Pansa però per spiegarsi ricorda gli anni 70 quando non si sapeva che cosa stava per succedere e le prove saltavano fuori dopo le uccisioni. Anche allora,scrive, la Cgil tardò a dare l’allarme. E per dar prova di ciò cita un articolo di Giorgio Amendola: “L’errore iniziale compiuto dal sindacato è stato quello di non denunciare immediatamente il primo atto di violenza teppistica compiuto in fabbrica, come quello compiuto nelle scuole”.
L’Italia di oggi, secondo tale teoria, sarebbe insomma come quella di 40 anni fa. Solo che allora, ricordiamo, c’era un movimento di lotta sindacale massiccio, che passava di conquista in conquista. Secondo molti bisognava fermarlo, a tutti i costi. Mentre altri cercavano di infilarlo nella lotta armata (agevolando il compito dei soffocatori).
Oggi c’è una situazione opposta. La discussione non è sulla riduzione di orario, sul diritto d’assemblea, sulla salute in fabbrica, su nuovi poteri a chi lavora. Oggi è sui diritti e sui licenziamenti, su come aumentare l’età pensionabile, su come far fronte al precariato, su come impedire l’estinzione produttiva, su come far fronte a una crisi economica colossale. Vediamo grandi manifestazioni popolari promosse in gran parte dalla Cgil (giovani, donne, pensionati) ma non constatiamo nei luoghi di lavoro, nelle fabbriche, l’instaurarsi di un clima di violenza. Solo la recente manifestazione di giovani a Roma ha registrato episodi teppistici, accanto a cortei sereni e appassionati.
Spesso nelle fabbriche sembra intravedere, anzi, un silenzio di tomba, un clima di attesa, di solitudine, di paura. Può sfociare in disperazione, in sfiducia, in atti eversivi?
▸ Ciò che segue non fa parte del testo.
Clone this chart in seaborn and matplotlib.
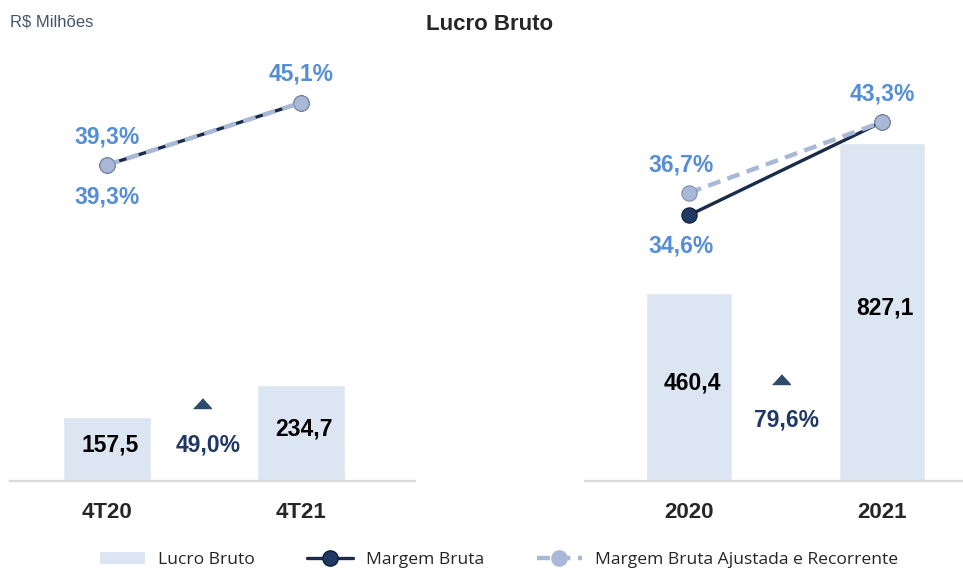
import numpy as np
import matplotlib.pyplot as plt
import seaborn as sns
from matplotlib.patches import Patch
from matplotlib.lines import Line2D

# data
quarters = ["4T20", "4T21"]
years = ["2020", "2021"]
lucro_q = [157.5, 234.7]
lucro_y = [460.4, 827.1]
margem_q = [39.3, 45.1]
margem_y = [34.6, 43.3]
ajust_q = [39.3, 45.1]
ajust_y = [36.7, 43.3]
growth_labels = ["49,0%", "79,6%"]

# colours
bar_c = "#DCE6F2"
dark_c = "#1B2B4B"
dark_fill = "#1F3864"
light_c = "#A9B8D6"
pct_c = "#558ED5"
arrow_c = "#2E4A6E"

sns.set_style("white")
plt.rcParams["font.family"] = ["Liberation Sans", "DejaVu Sans"]

fig = plt.figure(figsize=(9.63, 5.72), dpi=100)

W, H = 963, 572
bottom = 1 - 481 / H
top = 1 - 60 / H
ax1 = fig.add_axes([10 / W, bottom, 405 / W, top - bottom])
ax2 = fig.add_axes([585 / W, bottom, 378 / W, top - bottom])

FS = 16.5


def fmt(v, pct=False):
    s = f"{v:.1f}".replace(".", ",")
    return s + "%" if pct else s


def panel(ax, cats, lucro, margem, ajust, growth_txt, growth_pos, xlim, labels):
    sns.barplot(x=cats, y=lucro, ax=ax, color=bar_c, saturation=1, width=0.45)
    ax.set_ylim(0, 1029)
    ax.set_xlim(*xlim)
    for i, v in enumerate(lucro):
        ax.text(i + 0.015, v / 2 + 10, fmt(v), ha="center", va="center",
                fontsize=FS, fontweight="bold", color="black")
    # growth marker
    tri = [(-1, 0), (1, 0), (0, 1.1)]
    gx, gy_tri, gy_txt = growth_pos
    ax.plot([gx], [gy_tri], marker=tri, markersize=14, color=arrow_c, linestyle="none")
    ax.text(gx + 0.03, gy_txt, growth_txt, ha="center", va="center",
            fontsize=FS, fontweight="bold", color=dark_fill)
    ax.set_yticks([])
    ax.set_ylabel("")
    ax.set_xlabel("")
    for s in ["left", "right", "top"]:
        ax.spines[s].set_visible(False)
    ax.spines["bottom"].set_color("#D9D9D9")
    ax.spines["bottom"].set_linewidth(1.6)
    ax.tick_params(axis="x", length=0, pad=15)
    for t in ax.get_xticklabels():
        t.set_fontsize(16)
        t.set_fontweight("bold")

    tw = ax.twinx()
    tw.set_ylim(9.77, 49.1)
    sns.lineplot(x=[0, 1], y=margem, ax=tw, color=dark_c, linewidth=2.4,
                 marker="o", markersize=11, markerfacecolor=dark_fill,
                 markeredgecolor="#111a2e", markeredgewidth=0.8)
    sns.lineplot(x=[0, 1], y=ajust, ax=tw, color=light_c, linewidth=3.2,
                 linestyle=(0, (2.9, 1.7)), marker="o", markersize=11,
                 markerfacecolor=light_c, markeredgecolor="#7F8FA9",
                 markeredgewidth=0.8)
    tw.set_xlim(*xlim)
    tw.set_yticks([])
    tw.set_ylabel("")
    for s in tw.spines.values():
        s.set_visible(False)
    for (i, yv, dx, dy) in labels:
        tw.annotate(fmt(yv, True), (i, yv), xytext=(dx, dy),
                    textcoords="offset points", ha="center", va="center",
                    fontsize=FS, fontweight="bold", color=pct_c)


panel(ax1, quarters, lucro_q, margem_q, ajust_q, growth_labels[0],
      (0.49, 178, 88), (-0.5, 1.588),
      [(0, ajust_q[0], 0, 20), (0, margem_q[0], 0, -23), (1, ajust_q[1], 0, 21)])
panel(ax2, years, lucro_y, margem_y, ajust_y, growth_labels[1],
      (0.477, 237, 149), (-0.539, 1.42),
      [(0, ajust_y[0], -6, 20), (0, margem_y[0], -6, -22), (1, ajust_y[1], 0, 20)])

fig.text(10 / W, 1 - 22 / H, "R$ Milhões", fontsize=12, color="#44546A",
         ha="left", va="center")
fig.text(490 / W, 1 - 24 / H, "Lucro Bruto", fontsize=16, fontweight="bold",
         ha="center", va="center")

handles = [
    Patch(facecolor=bar_c, edgecolor="none", label="Lucro Bruto"),
    Line2D([0], [0], color=dark_c, lw=2.4, marker="o", markersize=11,
           markerfacecolor=dark_fill, markeredgecolor="#111a2e", label="Margem Bruta"),
    Line2D([0], [0], color=light_c, lw=3.2, linestyle=(0, (2.9, 1.7)), marker="o",
           markersize=11, markerfacecolor=light_c, markeredgecolor=light_c,
           label="Margem Bruta Ajustada e Recorrente"),
]
fig.legend(handles=handles, loc="center", bbox_to_anchor=(499 / W, 12 / H), ncol=3,
           frameon=False, handlelength=2.6, columnspacing=3.0, handletextpad=0.75,
           borderpad=0.1, prop={"family": "Open Sans", "size": 12.6})

fig.savefig("out.png", dpi=100)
Sarebbe meglio impedirlo trovando soluzioni ai problemi del mondo del lavoro invece che cercare di tacitare chi vuol discutere accusandolo di fare il gioco del presunto terrorista. Un errore, come ha affermato anche uno come Pietro Ichino, lo studioso che il governo vorrebbe annoverare tra i propri sostenitori, prendendo dalle sue proposte il capitolo flessibilità in uscita senza l’accompagnamento di tutto il resto. Anche perché questo “resto” costa parecchio e ogni giorno si registra il peso di un’economia che crolla trascinandoci tutti. Mentre Sacconi è distratto e agita spauracchi terroristici.